- [TASK DIRECTIONS]: Extract everything from the first line through the line with "46, 48, 50];", both ends included, except for any pictures.

:: DATASET SECTION

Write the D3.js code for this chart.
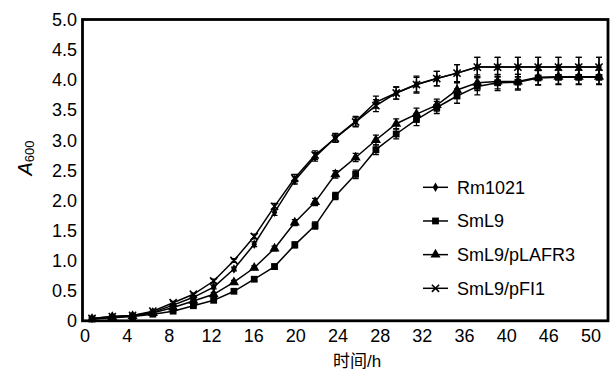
<!DOCTYPE html>
<html>
<head>
<meta charset="utf-8">
<script src="https://cdn.jsdelivr.net/npm/d3@7"></script>
<style>
  body { margin: 0; background: #fff; }
  text { font-family: "Liberation Sans", Arial, "Noto Sans CJK SC", sans-serif; fill: #000; }
</style>
</head>
<body>
<script>
// sampling times (h)
var times = [0, 2, 4, 6, 8, 10, 12, 14, 16, 18, 20, 22, 24, 26, 28, 30, 32, 34, 36, 38, 40, 42, 44, 46, 48, 50];

// A600 values
var rm1021 = [0.04, 0.07, 0.09, 0.14, 0.26, 0.39, 0.56, 0.86, 1.27, 1.80, 2.33, 2.72, 3.04, 3.31, 3.63, 3.78, 3.92, 4.02, 4.11, 4.21, 4.21, 4.21, 4.21, 4.21, 4.21, 4.21];
var sml9 = [0.03, 0.05, 0.07, 0.11, 0.16, 0.25, 0.34, 0.49, 0.69, 0.90, 1.26, 1.58, 2.07, 2.43, 2.84, 3.10, 3.34, 3.54, 3.73, 3.89, 3.95, 3.96, 4.03, 4.04, 4.04, 4.04];
var pLAFR3 = [0.03, 0.06, 0.08, 0.13, 0.22, 0.33, 0.44, 0.64, 0.88, 1.20, 1.63, 1.97, 2.43, 2.71, 3.00, 3.27, 3.43, 3.58, 3.83, 3.95, 3.97, 3.97, 4.04, 4.05, 4.05, 4.05];
var pFI1 = [0.04, 0.07, 0.09, 0.16, 0.30, 0.44, 0.66, 1.00, 1.40, 1.90, 2.37, 2.75, 3.03, 3.30, 3.57, 3.78, 3.92, 4.02, 4.11, 4.21, 4.21, 4.21, 4.21, 4.21, 4.21, 4.21];

// error bar half lengths
var rm1021Err = [0.01, 0.01, 0.01, 0.02, 0.02, 0.02, 0.03, 0.03, 0.04, 0.05, 0.06, 0.07, 0.07, 0.08, 0.10, 0.10, 0.12, 0.12, 0.14, 0.16, 0.16, 0.16, 0.16, 0.16, 0.16, 0.16];
var sml9Err = [0.01, 0.01, 0.01, 0.01, 0.02, 0.02, 0.02, 0.03, 0.03, 0.04, 0.05, 0.06, 0.06, 0.07, 0.08, 0.08, 0.10, 0.10, 0.12, 0.14, 0.13, 0.13, 0.12, 0.12, 0.12, 0.12];
var pLAFR3Err = [0.01, 0.01, 0.01, 0.01, 0.02, 0.02, 0.03, 0.03, 0.03, 0.04, 0.05, 0.06, 0.06, 0.07, 0.08, 0.08, 0.10, 0.10, 0.12, 0.13, 0.12, 0.12, 0.12, 0.12, 0.12, 0.12];
var pFI1Err = [0.01, 0.01, 0.01, 0.02, 0.02, 0.02, 0.03, 0.03, 0.04, 0.05, 0.06, 0.07, 0.07, 0.08, 0.10, 0.10, 0.14, 0.12, 0.14, 0.16, 0.16, 0.16, 0.16, 0.16, 0.16, 0.16];

var seriesNames = ["Rm1021", "SmL9", "SmL9/pLAFR3", "SmL9/pFI1"];
var seriesValues = [rm1021, sml9, pLAFR3, pFI1];
var seriesErrors = [rm1021Err, sml9Err, pLAFR3Err, pFI1Err];
var seriesMarks = ["diamond", "square", "triangle", "cross"];

// axis labels
var xTickLabels = ["0", "4", "8", "12", "16", "20", "24", "28", "32", "36", "40", "46", "50"];
var yTicks = [0, 0.5, 1.0, 1.5, 2.0, 2.5, 3.0, 3.5, 4.0, 4.5, 5.0];

var width = 612, height = 372;
var svg = d3.select("body").append("svg")
    .attr("width", width)
    .attr("height", height);

/* scales */
var x = d3.scaleLinear().domain([0, 50]).range([92, 599]);
var xLab = d3.scalePoint().domain(xTickLabels).range([85, 591]);
var y = d3.scaleLinear().domain([0, 5]).range([320.8, 19.5]);

/* frame */
svg.append("rect")
    .attr("x", 82.5)
    .attr("y", 19.5)
    .attr("width", 608 - 82.5)
    .attr("height", 320.8 - 19.5)
    .attr("fill", "none")
    .attr("stroke", "#000")
    .attr("stroke-width", 2.8);

/* y tick labels */
svg.selectAll(".ylab").data(yTicks).enter().append("text")
    .attr("class", "ylab")
    .attr("x", 77)
    .attr("y", function(d) { return y(d) + 6.5; })
    .attr("text-anchor", "end")
    .attr("font-size", 18)
    .text(function(d) { return d === 0 ? "0" : d3.format(".1f")(d); });

/* x tick labels */
svg.selectAll(".xlab").data(xTickLabels).enter().append("text")
    .attr("class", "xlab")
    .attr("x", function(d) { return xLab(d); })
    .attr("y", 342)
    .attr("text-anchor", "middle")
    .attr("font-size", 18)
    .text(function(d) { return d; });

/* axis titles */
svg.append("text")
    .attr("x", 357)
    .attr("y", 367)
    .attr("text-anchor", "middle")
    .attr("font-size", 17)
    .text("时间/h");

var yt = svg.append("text")
    .attr("transform", "translate(32,158) rotate(-90)")
    .attr("text-anchor", "middle")
    .attr("font-size", 20);
yt.append("tspan").attr("font-style", "italic").text("A");
yt.append("tspan").attr("font-size", 13).attr("dy", 2).text("600");

/* marker drawing */
function drawMark(g, type, cx, cy) {
    if (type === "cross") {
        var r = 3.6;
        g.append("path")
            .attr("d", "M" + (cx - r) + "," + (cy - r) + "L" + (cx + r) + "," + (cy + r) +
                       "M" + (cx - r) + "," + (cy + r) + "L" + (cx + r) + "," + (cy - r))
            .attr("stroke", "#000")
            .attr("stroke-width", 1.6)
            .attr("fill", "none");
        return;
    }
    var sym = d3.symbolSquare, size = 46;
    if (type === "diamond") { sym = d3.symbolDiamond; size = 26; }
    if (type === "triangle") { sym = d3.symbolTriangle; size = 44; }
    g.append("path")
        .attr("transform", "translate(" + cx + "," + cy + ")")
        .attr("d", d3.symbol().type(sym).size(size)())
        .attr("fill", "#000");
}

var line = d3.line()
    .x(function(d, i) { return x(times[i]); })
    .y(function(d) { return y(d); });

seriesValues.forEach(function(vals, s) {
    var g = svg.append("g").attr("class", "series");
    g.append("path")
        .datum(vals)
        .attr("d", line)
        .attr("fill", "none")
        .attr("stroke", "#000")
        .attr("stroke-width", 1.5);

    var errs = seriesErrors[s];
    vals.forEach(function(v, i) {
        var cx = x(times[i]);
        var e = errs[i];
        var y1 = y(v + e), y2 = y(v - e);
        g.append("path")
            .attr("d", "M" + cx + "," + y1 + "V" + y2 +
                       "M" + (cx - 3) + "," + y1 + "H" + (cx + 3) +
                       "M" + (cx - 3) + "," + y2 + "H" + (cx + 3))
            .attr("stroke", "#000")
            .attr("stroke-width", 1.3)
            .attr("fill", "none");
        drawMark(g, seriesMarks[s], cx, y(v));
    });
});

/* legend */
var legY = d3.scalePoint().domain(seriesNames).range([187.3, 288.3]);
seriesNames.forEach(function(name, s) {
    var ly = legY(name);
    var lg = svg.append("g").attr("class", "legend");
    lg.append("line")
        .attr("x1", 423).attr("x2", 448)
        .attr("y1", ly).attr("y2", ly)
        .attr("stroke", "#000")
        .attr("stroke-width", 1.5);
    drawMark(lg, seriesMarks[s], 435.5, ly);
    lg.append("text")
        .attr("x", 457)
        .attr("y", ly + 6.5)
        .attr("font-size", 18)
        .text(name);
});
</script>
</body>
</html>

::::

- [FINISHED TASK]:
Write the D3.js code for this chart.
<!DOCTYPE html>
<html>
<head>
<meta charset="utf-8">
<script src="https://cdn.jsdelivr.net/npm/d3@7"></script>
<style>
  body { margin: 0; background: #fff; }
  text { font-family: "Liberation Sans", Arial, "Noto Sans CJK SC", sans-serif; fill: #000; }
</style>
</head>
<body>
<script>
// sampling times (h)
var times = [0, 2, 4, 6, 8, 10, 12, 14, 16, 18, 20, 22, 24, 26, 28, 30, 32, 34, 36, 38, 40, 42, 44, 46, 48, 50];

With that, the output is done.